As you know, the undersigned groups were not funded to participate in the Inquiry, and did not participate in the Policy Forums or Study Commission aspects of the Inquiry. We refused to lend the credibility of our respective organizations’ names and expertise to the Inquiry, which could only be described as a deeply flawed and illegitimate process. For decades, family members of missing women, grassroots women’s organizations in the Downtown Eastside of Vancouver (DTES), community groups and Indigenous and public leaders, have incessantly called for a full public inquiry into the missing women of the DTES and the Highway of Tears. We were forced to withdraw due to denial of a just process, uneven funding for applicants granted standing, discrimination against women and Indigenous groups, and violations of international human rights standards. We were deeply troubled by the extremely narrow and restrictive terms of reference and the imposed tight timelines, and continued to demand that all applicants who were given standing be provincially funded, as recommended by Commissioner Oppal. The Commission lost all credibility among Indigenous, sex work, human rights and women’s organizations that work with and are comprised of the very women most affected by the issues this Inquiry was charged with investigating.

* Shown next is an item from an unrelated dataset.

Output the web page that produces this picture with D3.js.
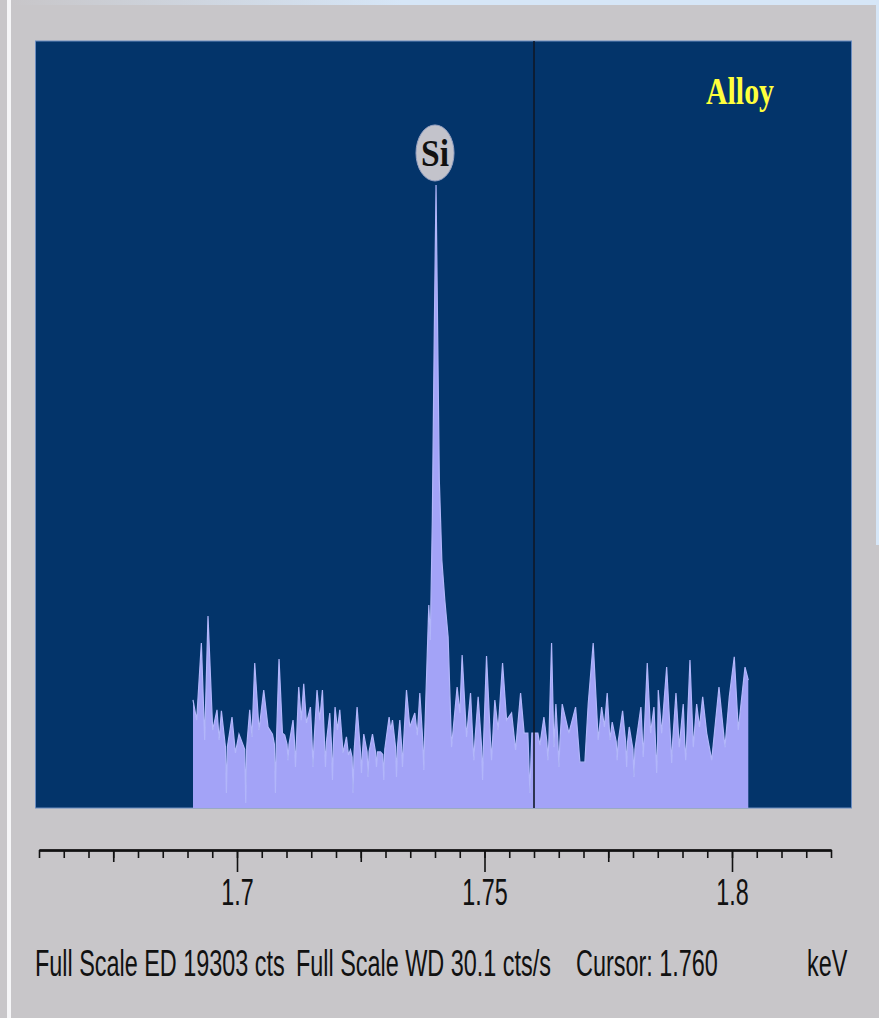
<!DOCTYPE html>
<html>
<head>
<meta charset="utf-8">
<script src="https://cdn.jsdelivr.net/npm/d3@7"></script>
<style>
  body { margin: 0; background: #c8c6c9; }
  svg { display: block; }
</style>
</head>
<body>
<div id="chart-area"></div>
<script>
// spectrum: energy (keV) and rate (cts/s)
const energy = [
  1.69111, 1.69185, 1.69280, 1.69347, 1.69414, 1.69509, 1.69596, 1.69640, 1.69685, 1.69786,
  1.69899, 1.69968, 1.70040, 1.70176, 1.70257, 1.70303, 1.70358, 1.70445, 1.70540, 1.70627,
  1.70716, 1.70776, 1.70849, 1.70918, 1.70964, 1.71031, 1.71132, 1.71181, 1.71247, 1.71298,
  1.71348, 1.71403, 1.71484, 1.71536, 1.71617, 1.71672, 1.71726, 1.71787, 1.71874, 1.71928,
  1.71981, 1.72030, 1.72076, 1.72143, 1.72211, 1.72252, 1.72292, 1.72345, 1.72426, 1.72515,
  1.72561, 1.72648, 1.72737, 1.72818, 1.72899, 1.72965, 1.73073, 1.73107, 1.73141, 1.73222,
  1.73289, 1.73343, 1.73424, 1.73491, 1.73592, 1.73643, 1.73693, 1.73774, 1.73875, 1.73905,
  1.73946, 1.73986, 1.74021, 1.74053, 1.74087, 1.74138, 1.74198, 1.74265, 1.74334, 1.74447,
  1.74502, 1.74548, 1.74637, 1.74718, 1.74785, 1.74872, 1.74961, 1.75041, 1.75142, 1.75209,
  1.75276, 1.75365, 1.75446, 1.75547, 1.75628, 1.75729, 1.75801, 1.75876, 1.75917, 1.75957,
  1.76078, 1.76119, 1.76200, 1.76280, 1.76355, 1.76402, 1.76442, 1.76503, 1.76570, 1.76705,
  1.76840, 1.76927, 1.77028, 1.77095, 1.77196, 1.77297, 1.77366, 1.77423, 1.77479, 1.77534,
  1.77580, 1.77681, 1.77790, 1.77871, 1.77924, 1.78019, 1.78160, 1.78207, 1.78288, 1.78356,
  1.78423, 1.78478, 1.78510, 1.78579, 1.78680, 1.78781, 1.78868, 1.78935, 1.79015, 1.79064,
  1.79151, 1.79218, 1.79286, 1.79343, 1.79408, 1.79489, 1.79590, 1.79737, 1.79858, 1.79945,
  1.80046, 1.80127, 1.80176, 1.80263, 1.80329
];
const rate = [
  4.24, 3.45, 6.47, 2.67, 7.53, 3.06, 3.85, 2.67, 3.81, 0.59,
  3.57, 2.16, 2.90, 0.20, 3.85, 2.79, 5.69, 3.06, 4.63, 3.18,
  2.90, 0.59, 5.85, 2.94, 2.86, 1.88, 3.45, 1.61, 4.75, 3.45,
  4.87, 3.34, 3.96, 1.61, 4.63, 3.45, 4.63, 1.61, 3.73, 1.10,
  3.96, 3.06, 3.85, 2.16, 2.79, 2.08, 2.28, 0.59, 3.96, 1.37,
  2.90, 1.22, 2.90, 1.61, 2.20, 1.10, 3.57, 3.06, 3.45, 1.22,
  3.45, 1.61, 4.63, 3.18, 3.73, 2.86, 4.51, 1.49, 7.97, 6.59,
  11.30, 18.76, 24.45, 18.76, 12.87, 9.73, 8.16, 6.71, 2.39, 4.75,
  3.73, 6.00, 2.79, 4.51, 1.88, 4.36, 1.10, 5.96, 1.88, 4.24,
  3.06, 5.69, 3.45, 3.73, 2.28, 4.51, 2.94, 2.94, 0.59, 2.94,
  2.94, 2.47, 3.57, 1.88, 6.47, 2.39, 4.08, 1.61, 4.08, 2.94,
  3.96, 1.80, 1.80, 4.08, 6.47, 2.67, 3.96, 3.18, 4.51, 2.67,
  3.37, 1.88, 3.81, 1.61, 3.18, 1.22, 3.96, 2.00, 5.69, 2.94,
  3.96, 1.37, 4.63, 2.94, 5.53, 1.77, 4.51, 2.39, 4.08, 1.88,
  5.81, 2.39, 4.08, 3.18, 4.36, 2.94, 1.88, 4.75, 2.39, 4.36,
  5.93, 3.06, 3.96, 5.53, 5.02
];

// edges of the narrow dark gaps, where the fill closes again (keV, cts/s)
const gapEdgeEnergy = [
  1.69766, 1.69806, 1.70156, 1.70196, 1.70756, 1.70796, 1.71011, 1.71051,
  1.71161, 1.71201, 1.71516, 1.71556, 1.71767, 1.71807, 1.71908, 1.71948,
  1.72325, 1.72365, 1.72495, 1.72535, 1.72628, 1.72668, 1.72798, 1.72838,
  1.72945, 1.72985, 1.73202, 1.73242, 1.73323, 1.73363, 1.73754, 1.73794,
  1.74765, 1.74805, 1.74941, 1.74981, 1.75122, 1.75162, 1.76260, 1.76300,
  1.76483, 1.76523, 1.77661, 1.77701, 1.77851, 1.77891, 1.77999, 1.78039,
  1.78458, 1.78498, 1.78761, 1.78801, 1.79044, 1.79084
];
const gapEdgeRate = [
  2.4, 2.4, 2.3, 2.4, 2.5, 2.6, 2.5, 2.5,
  2.6, 2.6, 2.6, 2.6, 2.6, 2.6, 2.5, 2.5,
  2.0, 2.2, 2.2, 2.2, 2.2, 2.2, 2.2, 2.2,
  2.1, 2.3, 2.4, 2.4, 2.5, 2.5, 2.6, 3.0,
  2.6, 2.6, 2.4, 2.6, 2.6, 2.6, 2.6, 2.6,
  2.6, 2.6, 2.6, 2.6, 2.6, 2.6, 2.3, 2.3,
  2.4, 2.6, 2.6, 2.6, 2.6, 2.6
];

const peakNames = ["Si"];
const peakEnergy = [1.740];
const peakRate = [24.45];

const tickLabels = ["1.7", "1.75", "1.8"];
const majorTicks = [1.70, 1.75, 1.80];
const mediumTicks = [1.675, 1.725, 1.775];
const axisDomain = [1.66, 1.82];

const sampleName = "Alloy";
const fullScaleED = 19303;   // cts
const fullScaleWD = 30.1;    // cts/s
const cursorAt = 1.760;      // keV

const W = 879, H = 1018;
const plot = {left: 35.5, top: 41, right: 851.5, bottom: 808};
const squeeze = 0.65;   // the status/axis font is a narrow one

const svg = d3.select("#chart-area")
  .append("svg")
  .attr("width", W)
  .attr("height", H);

// window frame
const defs = svg.append("defs");
const grad = defs.append("linearGradient").attr("id", "topband");
grad.append("stop").attr("offset", "0%").attr("stop-color", "#c8c6c9");
grad.append("stop").attr("offset", "45%").attr("stop-color", "#d6e6f7");
grad.append("stop").attr("offset", "100%").attr("stop-color", "#d6e6f7");

svg.append("rect").attr("width", W).attr("height", H).attr("fill", "#c8c6c9");
svg.append("rect").attr("x", 11).attr("y", 0).attr("width", W - 11).attr("height", 5)
  .attr("fill", "url(#topband)");
svg.append("rect").attr("x", 876).attr("y", 0).attr("width", 3).attr("height", 545)
  .attr("fill", "#d6e6f7");
svg.append("rect").attr("x", 7).attr("y", 0).attr("width", 4).attr("height", H)
  .attr("fill", "#f6f6f8");

defs.append("clipPath").attr("id", "plotclip")
  .append("rect")
  .attr("x", plot.left).attr("y", plot.top)
  .attr("width", plot.right - plot.left).attr("height", plot.bottom - plot.top);

// scales
const x = d3.scaleLinear().domain(axisDomain).range([39, 831]);
const y = d3.scaleLinear().domain([0, fullScaleWD]).range([plot.bottom, plot.top]);

// plot background
svg.append("rect")
  .attr("x", plot.left).attr("y", plot.top)
  .attr("width", plot.right - plot.left).attr("height", plot.bottom - plot.top)
  .attr("fill", "#03346a")
  .attr("stroke", "#6a8cc0")
  .attr("stroke-width", 1);

const data = energy.map((e, i) => ({e: e, c: rate[i]}))
  .concat(gapEdgeEnergy.map((e, i) => ({e: e, c: gapEdgeRate[i]})))
  .sort((a, b) => a.e - b.e);

const area = d3.area()
  .x(d => x(d.e))
  .y0(y(0))
  .y1(d => y(d.c));

const line = d3.line()
  .x(d => x(d.e))
  .y(d => y(d.c));

const spec = svg.append("g").attr("clip-path", "url(#plotclip)");
spec.append("path")
  .datum(data)
  .attr("fill", "#a3a3f7")
  .attr("d", area);
spec.append("path")
  .datum(data)
  .attr("fill", "none")
  .attr("stroke", "#b2b6fa")
  .attr("stroke-width", 1.2)
  .attr("d", line);

// cursor line
svg.append("line")
  .attr("x1", x(cursorAt)).attr("x2", x(cursorAt))
  .attr("y1", plot.top).attr("y2", plot.bottom)
  .attr("stroke", "#101828")
  .attr("stroke-width", 1.6);

// peak label
const labels = svg.append("g").selectAll("g")
  .data(peakNames.map((n, i) => ({n: n, e: peakEnergy[i], c: peakRate[i]})))
  .enter().append("g")
  .attr("transform", d => "translate(" + x(d.e) + "," + (y(d.c) - 32) + ")");

labels.append("ellipse")
  .attr("rx", 19).attr("ry", 28)
  .attr("fill", "#c3c3cb")
  .attr("stroke", "#9aa4c4")
  .attr("stroke-width", 1);

labels.append("text")
  .attr("y", 13)
  .attr("text-anchor", "middle")
  .attr("font-family", "Liberation Serif, Times New Roman, serif")
  .attr("font-weight", "bold")
  .attr("font-size", "38px")
  .attr("fill", "#111")
  .attr("textLength", 28)
  .attr("lengthAdjust", "spacingAndGlyphs")
  .text(d => d.n);

// sample name
svg.append("text")
  .attr("x", 706).attr("y", 104)
  .attr("font-family", "Liberation Serif, Times New Roman, serif")
  .attr("font-weight", "bold")
  .attr("font-size", "38px")
  .attr("fill", "#ffff3c")
  .attr("textLength", 68)
  .attr("lengthAdjust", "spacingAndGlyphs")
  .text(sampleName);

// energy axis
const axisY = 850;
const minorTicks = d3.range(0, 33).map(i => +(axisDomain[0] + i * 0.005).toFixed(3));

const minorAxis = d3.axisBottom(x)
  .tickValues(minorTicks)
  .tickSize(8)
  .tickSizeOuter(0)
  .tickFormat("");
const mediumAxis = d3.axisBottom(x)
  .tickValues(mediumTicks)
  .tickSize(12)
  .tickSizeOuter(0)
  .tickFormat("");
const majorAxis = d3.axisBottom(x)
  .tickValues(majorTicks)
  .tickSize(22)
  .tickSizeOuter(0)
  .tickPadding(7)
  .tickFormat((d, i) => tickLabels[i]);

[minorAxis, mediumAxis, majorAxis].forEach(a => {
  svg.append("g")
    .attr("class", "axis")
    .attr("transform", "translate(0," + axisY + ")")
    .call(a);
});

svg.selectAll(".axis path").attr("stroke", "#111").attr("stroke-width", 2);
svg.selectAll(".axis line").attr("stroke", "#111").attr("stroke-width", 1.6);
svg.selectAll(".axis text")
  .attr("font-family", "Liberation Sans, Arial, sans-serif")
  .attr("font-size", "37px")
  .attr("fill", "#111")
  .each(function() {
    const w = this.getComputedTextLength();
    d3.select(this).attr("textLength", w * 0.63).attr("lengthAdjust", "spacingAndGlyphs");
  });

// status line, one piece per field
const status = [
  {t: "Full Scale ED " + fullScaleED + " cts", x: 35},
  {t: "Full Scale WD " + fullScaleWD + " cts/s", x: 296},
  {t: "Cursor: " + cursorAt.toFixed(3), x: 576},
  {t: "keV", x: 807}
];

svg.append("g").selectAll("text")
  .data(status)
  .enter().append("text")
  .attr("x", d => d.x).attr("y", 976)
  .attr("font-family", "Liberation Sans, Arial, sans-serif")
  .attr("font-size", "36px")
  .attr("fill", "#111")
  .text(d => d.t)
  .each(function() {
    const w = this.getComputedTextLength();
    d3.select(this).attr("textLength", w * squeeze).attr("lengthAdjust", "spacingAndGlyphs");
  });
</script>
</body>
</html>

The litigation does not prevent the government from continuing essential work with impacted families and communities to create tangible solutions to the tragedy of violence against women that continues to unfold. Former Attorney General Shirley Bond’s statement that the work may be “constrained” unfairly places the blame for the government’s own inaction on the families involved in the litigation, who are seeking justice for the deaths of their loved ones. The families of the missing and murdered women must absolutely not be made into scapegoats for the government’s lack of progress.

Since the conclusion of the deeply flawed Inquiry, and the release of a 1500-page report by Commissioner Wally Oppal in December, 2012, the Province has been extremely slow in taking action implementing recommendations from the report, despite the glaring urgency for real and substantial change to be made on the ground in order to prevent further violence and to pursue justice for the missing and murdered women. We acknowledge that the immediate undertaking of the government to open the WISH Drop-In Centre over night with annualized funding of $750,000 was a critical and positive step; however, we cannot understand why, given the forced vulnerability to violence on the Highway of Tears, that the second immediate measure recommended by Commissioner Oppal to develop and implement an enhanced public transit system to provide a safer travel option connecting the Northern capital and Northern communities, particularly along Highway 16 (the Highway of Tears), was not implemented.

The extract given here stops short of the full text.